◆ SUPPLIED MATERIAL:
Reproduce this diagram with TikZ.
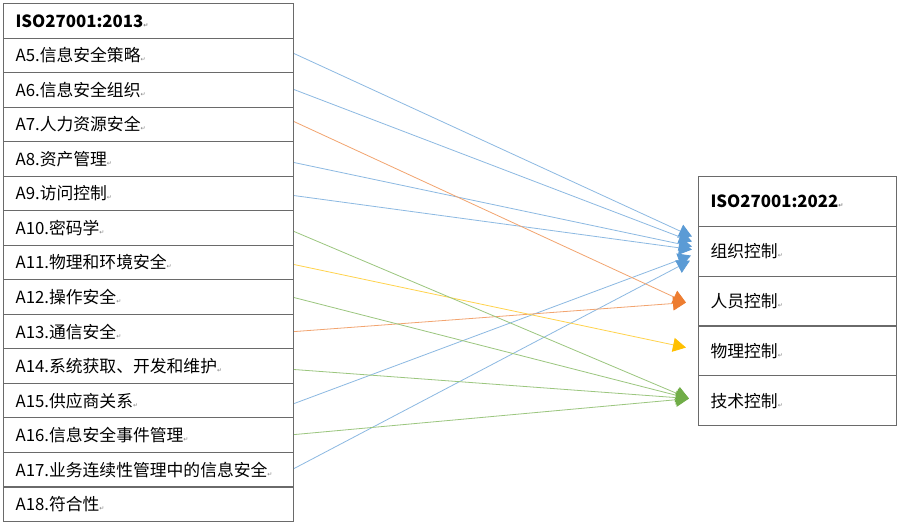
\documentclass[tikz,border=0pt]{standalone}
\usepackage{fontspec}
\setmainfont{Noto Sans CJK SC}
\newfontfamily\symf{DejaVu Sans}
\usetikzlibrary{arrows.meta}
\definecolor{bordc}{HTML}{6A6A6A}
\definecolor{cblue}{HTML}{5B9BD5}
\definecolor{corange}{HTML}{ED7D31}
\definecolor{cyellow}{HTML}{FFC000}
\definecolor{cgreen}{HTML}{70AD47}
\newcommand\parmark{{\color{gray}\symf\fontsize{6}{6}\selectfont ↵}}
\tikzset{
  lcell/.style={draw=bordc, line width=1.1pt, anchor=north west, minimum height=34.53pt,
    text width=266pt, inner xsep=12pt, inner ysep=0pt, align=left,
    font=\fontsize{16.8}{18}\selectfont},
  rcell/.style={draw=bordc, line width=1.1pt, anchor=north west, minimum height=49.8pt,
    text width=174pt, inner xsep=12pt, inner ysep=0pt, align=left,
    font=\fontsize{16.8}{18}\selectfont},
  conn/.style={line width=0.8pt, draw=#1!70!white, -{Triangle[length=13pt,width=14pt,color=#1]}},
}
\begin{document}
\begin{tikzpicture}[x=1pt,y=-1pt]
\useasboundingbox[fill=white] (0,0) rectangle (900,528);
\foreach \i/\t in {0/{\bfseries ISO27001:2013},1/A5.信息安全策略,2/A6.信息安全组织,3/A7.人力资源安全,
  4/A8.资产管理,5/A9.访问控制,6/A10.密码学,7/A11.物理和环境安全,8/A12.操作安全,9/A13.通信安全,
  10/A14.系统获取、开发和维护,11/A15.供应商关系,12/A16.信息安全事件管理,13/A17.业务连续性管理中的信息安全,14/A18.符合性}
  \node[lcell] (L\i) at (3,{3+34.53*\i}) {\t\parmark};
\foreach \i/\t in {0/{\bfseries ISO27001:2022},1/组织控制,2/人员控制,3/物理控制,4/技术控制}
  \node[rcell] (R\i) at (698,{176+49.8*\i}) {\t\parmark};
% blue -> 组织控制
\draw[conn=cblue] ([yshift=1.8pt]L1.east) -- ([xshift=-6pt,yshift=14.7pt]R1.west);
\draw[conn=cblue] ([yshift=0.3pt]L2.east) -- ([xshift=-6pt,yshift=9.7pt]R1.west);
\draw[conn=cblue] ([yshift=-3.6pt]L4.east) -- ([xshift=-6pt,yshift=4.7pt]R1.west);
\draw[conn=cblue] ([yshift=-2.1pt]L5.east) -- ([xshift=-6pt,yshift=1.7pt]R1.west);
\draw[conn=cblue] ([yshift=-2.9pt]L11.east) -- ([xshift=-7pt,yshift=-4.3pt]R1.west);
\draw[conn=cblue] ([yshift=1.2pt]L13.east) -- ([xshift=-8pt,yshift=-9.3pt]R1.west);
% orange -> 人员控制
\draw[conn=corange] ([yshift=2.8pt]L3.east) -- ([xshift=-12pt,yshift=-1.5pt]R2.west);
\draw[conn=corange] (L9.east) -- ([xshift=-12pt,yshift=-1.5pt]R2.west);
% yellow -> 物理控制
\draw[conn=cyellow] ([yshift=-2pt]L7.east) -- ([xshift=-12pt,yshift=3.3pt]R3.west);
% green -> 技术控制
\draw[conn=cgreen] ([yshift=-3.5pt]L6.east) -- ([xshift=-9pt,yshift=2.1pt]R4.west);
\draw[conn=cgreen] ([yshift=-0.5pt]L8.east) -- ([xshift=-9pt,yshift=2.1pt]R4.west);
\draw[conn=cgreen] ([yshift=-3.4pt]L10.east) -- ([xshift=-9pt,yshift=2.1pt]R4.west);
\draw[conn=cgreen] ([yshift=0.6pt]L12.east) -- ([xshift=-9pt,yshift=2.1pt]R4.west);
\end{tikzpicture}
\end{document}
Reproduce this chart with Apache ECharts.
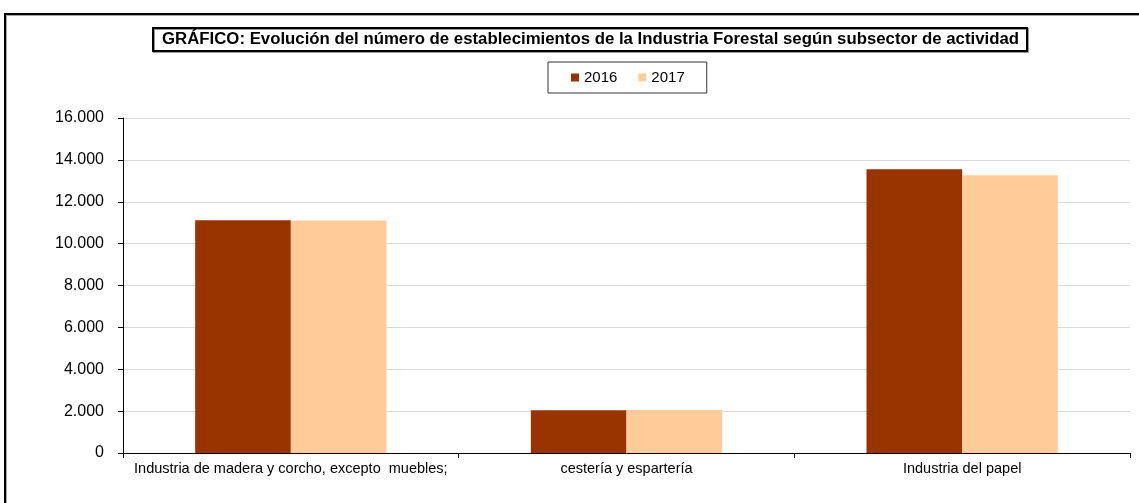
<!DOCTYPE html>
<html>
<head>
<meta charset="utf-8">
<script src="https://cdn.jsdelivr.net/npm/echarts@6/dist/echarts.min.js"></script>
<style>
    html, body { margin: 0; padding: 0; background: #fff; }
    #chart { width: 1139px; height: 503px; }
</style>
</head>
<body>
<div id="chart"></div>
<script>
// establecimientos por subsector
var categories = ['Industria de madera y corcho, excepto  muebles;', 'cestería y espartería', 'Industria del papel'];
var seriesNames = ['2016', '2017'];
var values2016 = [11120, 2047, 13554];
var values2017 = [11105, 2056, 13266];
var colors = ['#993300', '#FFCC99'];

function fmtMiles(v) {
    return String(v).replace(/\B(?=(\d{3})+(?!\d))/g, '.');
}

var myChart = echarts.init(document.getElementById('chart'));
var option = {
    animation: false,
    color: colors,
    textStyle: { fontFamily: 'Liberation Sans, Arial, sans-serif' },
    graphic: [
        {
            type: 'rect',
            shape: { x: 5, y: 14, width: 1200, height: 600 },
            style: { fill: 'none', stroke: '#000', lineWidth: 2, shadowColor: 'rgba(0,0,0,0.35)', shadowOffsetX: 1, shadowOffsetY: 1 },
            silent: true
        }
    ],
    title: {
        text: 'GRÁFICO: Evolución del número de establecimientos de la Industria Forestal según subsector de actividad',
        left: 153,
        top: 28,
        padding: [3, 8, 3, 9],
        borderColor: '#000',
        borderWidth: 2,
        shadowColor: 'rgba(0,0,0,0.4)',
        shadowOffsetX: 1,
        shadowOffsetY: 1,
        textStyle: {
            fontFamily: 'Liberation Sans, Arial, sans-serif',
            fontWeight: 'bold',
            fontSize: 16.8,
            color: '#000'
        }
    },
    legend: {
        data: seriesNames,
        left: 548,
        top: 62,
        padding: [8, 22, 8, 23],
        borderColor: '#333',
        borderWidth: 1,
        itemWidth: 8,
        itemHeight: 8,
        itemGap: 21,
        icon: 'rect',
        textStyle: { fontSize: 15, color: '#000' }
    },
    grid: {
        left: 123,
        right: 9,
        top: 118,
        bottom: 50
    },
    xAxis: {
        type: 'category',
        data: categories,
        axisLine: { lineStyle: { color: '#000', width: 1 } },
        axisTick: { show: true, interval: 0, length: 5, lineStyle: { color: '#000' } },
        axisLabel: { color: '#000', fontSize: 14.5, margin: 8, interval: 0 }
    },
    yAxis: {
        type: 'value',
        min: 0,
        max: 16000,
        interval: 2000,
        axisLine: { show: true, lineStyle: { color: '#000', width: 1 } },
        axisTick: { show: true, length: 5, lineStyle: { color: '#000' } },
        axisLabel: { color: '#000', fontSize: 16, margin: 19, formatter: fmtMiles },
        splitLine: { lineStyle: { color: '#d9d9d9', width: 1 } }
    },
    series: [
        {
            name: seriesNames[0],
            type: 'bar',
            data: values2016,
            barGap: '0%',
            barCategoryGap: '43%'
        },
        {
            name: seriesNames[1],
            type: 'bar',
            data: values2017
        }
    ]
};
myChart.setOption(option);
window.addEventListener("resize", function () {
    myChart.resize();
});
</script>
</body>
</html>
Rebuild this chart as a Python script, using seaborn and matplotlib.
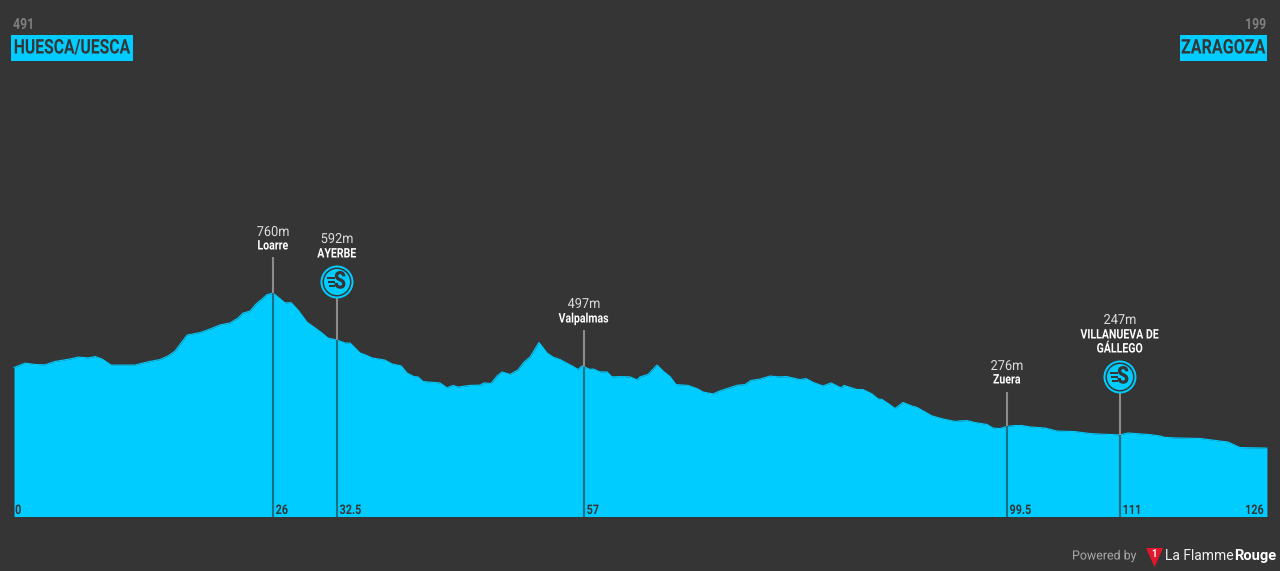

◆ WHAT YOU NEED TO DO: Reproduce the data above in full, exactly as it is, with the pictures left out.

◆ FINISHED TASK:
Reproduce this diagram with TikZ.
\documentclass[tikz,border=0pt]{standalone}
\usepackage{fontspec}
\setmainfont{Noto Sans CJK SC}
\newfontfamily\symf{DejaVu Sans}
\usetikzlibrary{arrows.meta}
\definecolor{bordc}{HTML}{6A6A6A}
\definecolor{cblue}{HTML}{5B9BD5}
\definecolor{corange}{HTML}{ED7D31}
\definecolor{cyellow}{HTML}{FFC000}
\definecolor{cgreen}{HTML}{70AD47}
\newcommand\parmark{{\color{gray}\symf\fontsize{6}{6}\selectfont ↵}}
\tikzset{
  lcell/.style={draw=bordc, line width=1.1pt, anchor=north west, minimum height=34.53pt,
    text width=266pt, inner xsep=12pt, inner ysep=0pt, align=left,
    font=\fontsize{16.8}{18}\selectfont},
  rcell/.style={draw=bordc, line width=1.1pt, anchor=north west, minimum height=49.8pt,
    text width=174pt, inner xsep=12pt, inner ysep=0pt, align=left,
    font=\fontsize{16.8}{18}\selectfont},
  conn/.style={line width=0.8pt, draw=#1!70!white, -{Triangle[length=13pt,width=14pt,color=#1]}},
}
\begin{document}
\begin{tikzpicture}[x=1pt,y=-1pt]
\useasboundingbox[fill=white] (0,0) rectangle (900,528);
\foreach \i/\t in {0/{\bfseries ISO27001:2013},1/A5.信息安全策略,2/A6.信息安全组织,3/A7.人力资源安全,
  4/A8.资产管理,5/A9.访问控制,6/A10.密码学,7/A11.物理和环境安全,8/A12.操作安全,9/A13.通信安全,
  10/A14.系统获取、开发和维护,11/A15.供应商关系,12/A16.信息安全事件管理,13/A17.业务连续性管理中的信息安全,14/A18.符合性}
  \node[lcell] (L\i) at (3,{3+34.53*\i}) {\t\parmark};
\foreach \i/\t in {0/{\bfseries ISO27001:2022},1/组织控制,2/人员控制,3/物理控制,4/技术控制}
  \node[rcell] (R\i) at (698,{176+49.8*\i}) {\t\parmark};
% blue -> 组织控制
\draw[conn=cblue] ([yshift=1.8pt]L1.east) -- ([xshift=-6pt,yshift=14.7pt]R1.west);
\draw[conn=cblue] ([yshift=0.3pt]L2.east) -- ([xshift=-6pt,yshift=9.7pt]R1.west);
\draw[conn=cblue] ([yshift=-3.6pt]L4.east) -- ([xshift=-6pt,yshift=4.7pt]R1.west);
\draw[conn=cblue] ([yshift=-2.1pt]L5.east) -- ([xshift=-6pt,yshift=1.7pt]R1.west);
\draw[conn=cblue] ([yshift=-2.9pt]L11.east) -- ([xshift=-7pt,yshift=-4.3pt]R1.west);
\draw[conn=cblue] ([yshift=1.2pt]L13.east) -- ([xshift=-8pt,yshift=-9.3pt]R1.west);
% orange -> 人员控制
\draw[conn=corange] ([yshift=2.8pt]L3.east) -- ([xshift=-12pt,yshift=-1.5pt]R2.west);
\draw[conn=corange] (L9.east) -- ([xshift=-12pt,yshift=-1.5pt]R2.west);
% yellow -> 物理控制
\draw[conn=cyellow] ([yshift=-2pt]L7.east) -- ([xshift=-12pt,yshift=3.3pt]R3.west);
% green -> 技术控制
\draw[conn=cgreen] ([yshift=-3.5pt]L6.east) -- ([xshift=-9pt,yshift=2.1pt]R4.west);
\draw[conn=cgreen] ([yshift=-0.5pt]L8.east) -- ([xshift=-9pt,yshift=2.1pt]R4.west);
\draw[conn=cgreen] ([yshift=-3.4pt]L10.east) -- ([xshift=-9pt,yshift=2.1pt]R4.west);
\draw[conn=cgreen] ([yshift=0.6pt]L12.east) -- ([xshift=-9pt,yshift=2.1pt]R4.west);
\end{tikzpicture}
\end{document}
Reproduce this chart with Apache ECharts.
<!DOCTYPE html>
<html>
<head>
<meta charset="utf-8">
<script src="https://cdn.jsdelivr.net/npm/echarts@6/dist/echarts.min.js"></script>
<style>
    html, body { margin: 0; padding: 0; background: #fff; }
    #chart { width: 1139px; height: 503px; }
</style>
</head>
<body>
<div id="chart"></div>
<script>
// establecimientos por subsector
var categories = ['Industria de madera y corcho, excepto  muebles;', 'cestería y espartería', 'Industria del papel'];
var seriesNames = ['2016', '2017'];
var values2016 = [11120, 2047, 13554];
var values2017 = [11105, 2056, 13266];
var colors = ['#993300', '#FFCC99'];

function fmtMiles(v) {
    return String(v).replace(/\B(?=(\d{3})+(?!\d))/g, '.');
}

var myChart = echarts.init(document.getElementById('chart'));
var option = {
    animation: false,
    color: colors,
    textStyle: { fontFamily: 'Liberation Sans, Arial, sans-serif' },
    graphic: [
        {
            type: 'rect',
            shape: { x: 5, y: 14, width: 1200, height: 600 },
            style: { fill: 'none', stroke: '#000', lineWidth: 2, shadowColor: 'rgba(0,0,0,0.35)', shadowOffsetX: 1, shadowOffsetY: 1 },
            silent: true
        }
    ],
    title: {
        text: 'GRÁFICO: Evolución del número de establecimientos de la Industria Forestal según subsector de actividad',
        left: 153,
        top: 28,
        padding: [3, 8, 3, 9],
        borderColor: '#000',
        borderWidth: 2,
        shadowColor: 'rgba(0,0,0,0.4)',
        shadowOffsetX: 1,
        shadowOffsetY: 1,
        textStyle: {
            fontFamily: 'Liberation Sans, Arial, sans-serif',
            fontWeight: 'bold',
            fontSize: 16.8,
            color: '#000'
        }
    },
    legend: {
        data: seriesNames,
        left: 548,
        top: 62,
        padding: [8, 22, 8, 23],
        borderColor: '#333',
        borderWidth: 1,
        itemWidth: 8,
        itemHeight: 8,
        itemGap: 21,
        icon: 'rect',
        textStyle: { fontSize: 15, color: '#000' }
    },
    grid: {
        left: 123,
        right: 9,
        top: 118,
        bottom: 50
    },
    xAxis: {
        type: 'category',
        data: categories,
        axisLine: { lineStyle: { color: '#000', width: 1 } },
        axisTick: { show: true, interval: 0, length: 5, lineStyle: { color: '#000' } },
        axisLabel: { color: '#000', fontSize: 14.5, margin: 8, interval: 0 }
    },
    yAxis: {
        type: 'value',
        min: 0,
        max: 16000,
        interval: 2000,
        axisLine: { show: true, lineStyle: { color: '#000', width: 1 } },
        axisTick: { show: true, length: 5, lineStyle: { color: '#000' } },
        axisLabel: { color: '#000', fontSize: 16, margin: 19, formatter: fmtMiles },
        splitLine: { lineStyle: { color: '#d9d9d9', width: 1 } }
    },
    series: [
        {
            name: seriesNames[0],
            type: 'bar',
            data: values2016,
            barGap: '0%',
            barCategoryGap: '43%'
        },
        {
            name: seriesNames[1],
            type: 'bar',
            data: values2017
        }
    ]
};
myChart.setOption(option);
window.addEventListener("resize", function () {
    myChart.resize();
});
</script>
</body>
</html>
Rebuild this chart as a Python script, using seaborn and matplotlib.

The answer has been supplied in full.